Pour un autre registre

Ces précédentes réflexions nous amènent vers le registre employé par l’ex-président étasunien, monsieur Donald Trump, qui a compris le pouvoir d’une idée capable de se transformer en une idéologie grâce à laquelle une vision inédite du sens de l’existence devient réalisable, ce qui signifie également une autre façon de désigner la vérité. Chose certaine, les insatisfactions de la population étasunienne, voire plutôt d’une frange visiblement réfractaire au respect des lois, servent de mobile à l’apparition d’une voie de sortie vers le hors-État qui stimule d’ailleurs l’imaginaire dans une recherche de la liberté maximale, une valeur étasunienne fondamentale. Par conséquent, les attaques contre monsieur Donald Trump par les lois accentuent automatiquement un plus grand appui envers lui par ce mouvement qui le supporte, alors que ce dernier incarne le nouvel État espéré : le hors-État.

Par un étrange paradoxe, les États-Unis, fiers de leur État, ont engendré des êtres profitant de leurs valeurs et de leurs richesses, mais provoquant en même temps leur déséquilibre graduel vers le hors-État, dont un représentant continue d’animer une volonté dont plusieurs personnes et groupes se sentent interpellés. Pour rétablir l’ordre dans le désordre, alors que les lois ne suffisent plus, la solution consiste à un éventuel combat entre les plus forts de la nation.

Conclusion

Même au sein de notre civilisation, la loi ancestrale du plus fort continue de dominer et aide à comprendre plusieurs incohérences à nos systèmes jugés moralement bons. La justice étasunienne tergiverse sur le cas de monsieur Donald Trump, parce qu’elle le reconnaît comme un fort et qu’il incarne une voie comptant de nombreux et nombreuses adeptes. Par contre, le hors-État ne signifie pas l’absence de lois, mais plutôt une façon différente de les considérer, sinon de nouvelles ou semblables avec d’autres nuances. N’oublions toutefois pas que pour résoudre un problème, comme le dirait monsieur Albert Einstein, il importe d’utiliser des idées différentes de celles qui l’ont créé.

Guylain Bernier

Note 1 : Par définition, l’influence équivaut à dire « A – intentionnellement ou non – “fait voir” à B son intérêt là où il ne l’aurait pas placé dans cette relation.
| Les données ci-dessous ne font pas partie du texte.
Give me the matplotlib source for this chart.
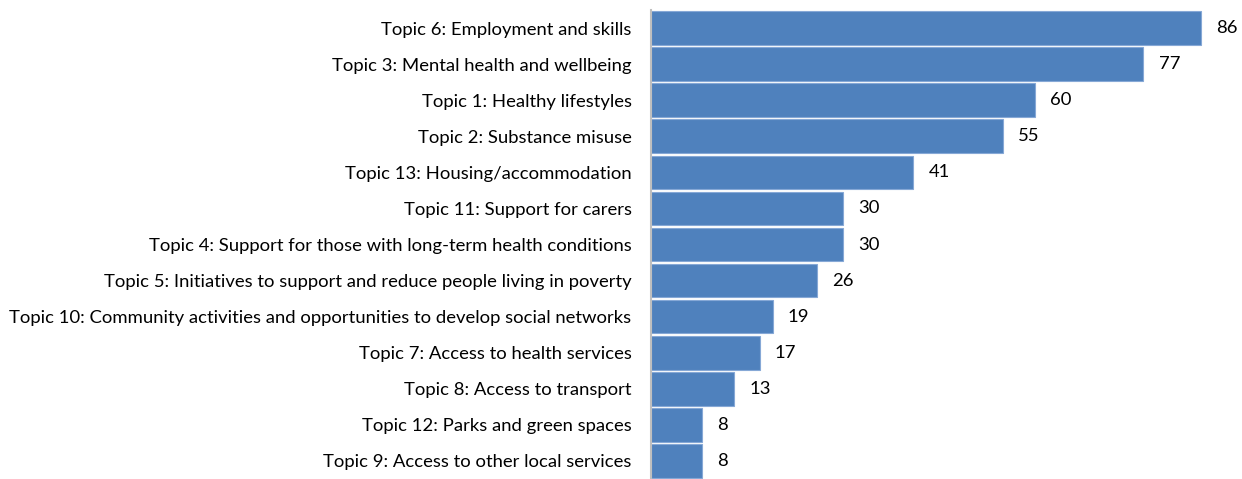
import matplotlib
matplotlib.use("Agg")
import matplotlib.pyplot as plt

topics = [
    "Topic 6: Employment and skills",
    "Topic 3: Mental health and wellbeing",
    "Topic 1: Healthy lifestyles",
    "Topic 2: Substance misuse",
    "Topic 13: Housing/accommodation",
    "Topic 11: Support for carers",
    "Topic 4: Support for those with long-term health conditions",
    "Topic 5: Initiatives to support and reduce people living in poverty",
    "Topic 10: Community activities and opportunities to develop social networks",
    "Topic 7: Access to health services",
    "Topic 8: Access to transport",
    "Topic 12: Parks and green spaces",
    "Topic 9: Access to other local services",
]
counts = [86, 77, 60, 55, 41, 30, 30, 26, 19, 17, 13, 8, 8]

plt.rcParams["font.family"] = ["Lato", "DejaVu Sans"]

fig = plt.figure(figsize=(12.42, 4.79), dpi=100)
ax = fig.add_axes([651 / 1242, 0.0, 1 - 651 / 1242, 469 / 479])

ypos = list(range(len(topics)))
ax.barh(ypos, counts, height=0.93, color="#4F81BD", edgecolor="#86A8D6",
        linewidth=0.8, zorder=2)

for y, v in zip(ypos, counts):
    ax.annotate(str(v), xy=(v, y), xytext=(11, 0), textcoords="offset points",
                ha="left", va="center", fontsize=13.3, color="#000000")

ax.set_yticks(ypos)
ax.set_yticklabels(topics, fontsize=13.3, color="#000000")
ax.tick_params(axis="y", length=0, pad=14)
ax.set_ylim(len(topics) - 0.5, -0.5)
ax.set_xlim(0, (1242 - 651) / (550 / 86))
ax.set_xticks([])

for side in ("top", "right", "bottom"):
    ax.spines[side].set_visible(False)
ax.spines["left"].set_color("#BFBFBF")
ax.spines["left"].set_linewidth(1.5)

fig.savefig("out.png", dpi=100)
De sorte que B va, de lui-même, adopter une attitude ou un comportement appropriés (sic), c’est-à-dire, négativement, sans obligation […] » (Braud, 1985, p. 352). Ainsi, l’influence aurait un pouvoir de séduction, de manière à ce que l’individu influencé perçoive un avantage à la subir. Dans le coffre à outils de l’influence se trouvent donc la persuasion, la manipulation et l’autorité.

Référence

Braud, P. (1985). Du pouvoir général au pouvoir politique. Dans M. Grawitz & J. Leca (Dir.), Traité de sciences politique. La science politique, science sociale. L’ordre politique (Tome I) (pp. 335-394). Paris, France : Presses Universitaires de France.